Das Engagement von Projektentwicklern, Finanzdienstleistern, Rechts­anwälten und Generalübernehmern lässt darauf schließen, dass sich mit „grünen“ Beratungen ordentlich Geld verdienen lässt, auch wenn die DGNB-Administration die Gemeinnützigkeit und das ehrenamtliche Engagement seiner Mitglieder immer wieder betont. Auf dem zurück­liegenden ASHRAE-Kongress in Chicago wurde der monetäre Anreiz der Gebäudezertifizierung dagegen offen ausgesprochen: „Da wird richtig Geld verdient“, so der Moderator eines Seminars über internationale ­Gebäudezertifikate.

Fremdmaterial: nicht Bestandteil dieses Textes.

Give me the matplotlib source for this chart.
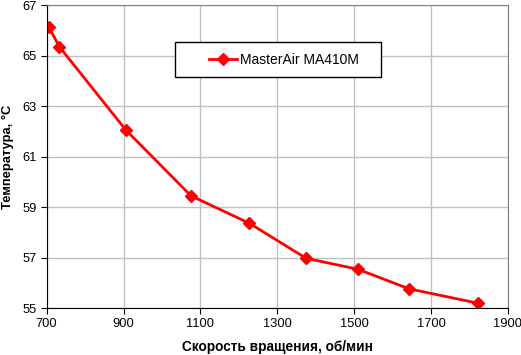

Fest steht, dass durch den integrierten Planungsansatz mit LifecycleBetrachtung, CO2-Fußabdruck und Recyclingbeurteilung die grünnachhaltigen Heizungs-, Lüftungs- und Klimasysteme zwar smarter, aber auch schlanker, standardisierter und dadurch auch billiger werden. Als größter Verlierer der Gebäudezertifizierung wird bereits jetzt die klassische Heizungsindustrie angesehen, da viele Energiesparpotenziale eher auf die baukonstruktive Ebene gehoben und weniger anlagen­technisch gelöst werden.